Exercise aim: Repeat all the material exactly; pictures stay out of your copy.

BEGIN Recorded data

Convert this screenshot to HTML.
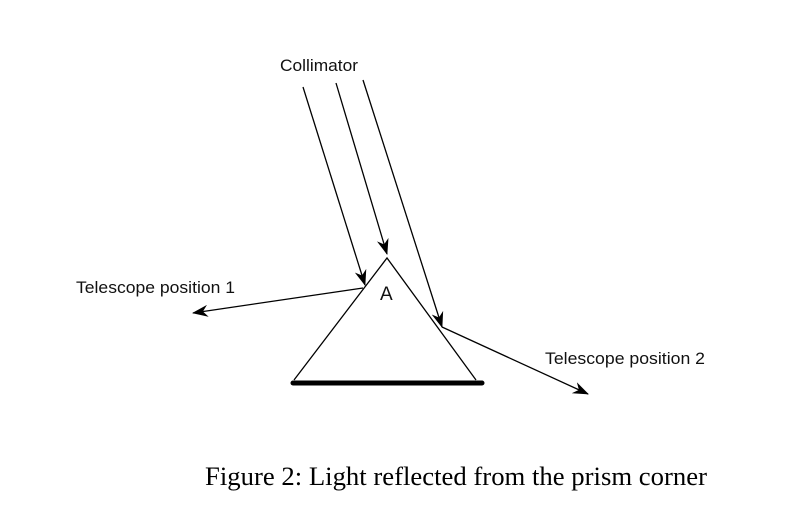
<!DOCTYPE html>
<html><head><style>html,body{margin:0;padding:0;background:#fff}</style></head>
<body>
<svg width="807" height="514" viewBox="0 0 807 514" xmlns="http://www.w3.org/2000/svg">
<defs>
<marker id="a" viewBox="0 0 16 12" refX="15" refY="6" markerWidth="16" markerHeight="12" markerUnits="userSpaceOnUse" orient="auto">
<path d="M0,0 L16,6 L0,12 L5,6 z" fill="#000"/>
</marker>
</defs>
<g stroke="#000" stroke-width="1.3" fill="none">
<line x1="303" y1="87" x2="365" y2="285" marker-end="url(#a)"/>
<line x1="336" y1="83" x2="387" y2="254" marker-end="url(#a)"/>
<line x1="363" y1="80" x2="442" y2="327" marker-end="url(#a)"/>
<line x1="363" y1="288" x2="193" y2="313" marker-end="url(#a)"/>
<line x1="442" y1="327" x2="588" y2="394" marker-end="url(#a)"/>
<polyline points="294,380 387,258 476,380"/>
</g>
<line x1="293" y1="383" x2="482" y2="383" stroke="#000" stroke-width="5" stroke-linecap="round"/>
<g font-family="Liberation Sans, sans-serif" font-size="16.5" fill="#111">
<text x="280" y="71" textLength="78" lengthAdjust="spacingAndGlyphs">Collimator</text>
<text x="76" y="293" textLength="159" lengthAdjust="spacingAndGlyphs">Telescope position 1</text>
<text x="545" y="364" textLength="160" lengthAdjust="spacingAndGlyphs">Telescope position 2</text>
<text x="380" y="300" font-size="19">A</text>
</g>
<text x="205" y="485" font-family="Liberation Serif, serif" font-size="26" textLength="502" lengthAdjust="spacingAndGlyphs">Figure 2: Light reflected from the prism corner</text>
</svg>
</body></html>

END Recorded data

Complete output:
Convert this screenshot to HTML.
<!DOCTYPE html>
<html><head><style>html,body{margin:0;padding:0;background:#fff}</style></head>
<body>
<svg width="807" height="514" viewBox="0 0 807 514" xmlns="http://www.w3.org/2000/svg">
<defs>
<marker id="a" viewBox="0 0 16 12" refX="15" refY="6" markerWidth="16" markerHeight="12" markerUnits="userSpaceOnUse" orient="auto">
<path d="M0,0 L16,6 L0,12 L5,6 z" fill="#000"/>
</marker>
</defs>
<g stroke="#000" stroke-width="1.3" fill="none">
<line x1="303" y1="87" x2="365" y2="285" marker-end="url(#a)"/>
<line x1="336" y1="83" x2="387" y2="254" marker-end="url(#a)"/>
<line x1="363" y1="80" x2="442" y2="327" marker-end="url(#a)"/>
<line x1="363" y1="288" x2="193" y2="313" marker-end="url(#a)"/>
<line x1="442" y1="327" x2="588" y2="394" marker-end="url(#a)"/>
<polyline points="294,380 387,258 476,380"/>
</g>
<line x1="293" y1="383" x2="482" y2="383" stroke="#000" stroke-width="5" stroke-linecap="round"/>
<g font-family="Liberation Sans, sans-serif" font-size="16.5" fill="#111">
<text x="280" y="71" textLength="78" lengthAdjust="spacingAndGlyphs">Collimator</text>
<text x="76" y="293" textLength="159" lengthAdjust="spacingAndGlyphs">Telescope position 1</text>
<text x="545" y="364" textLength="160" lengthAdjust="spacingAndGlyphs">Telescope position 2</text>
<text x="380" y="300" font-size="19">A</text>
</g>
<text x="205" y="485" font-family="Liberation Serif, serif" font-size="26" textLength="502" lengthAdjust="spacingAndGlyphs">Figure 2: Light reflected from the prism corner</text>
</svg>
</body></html>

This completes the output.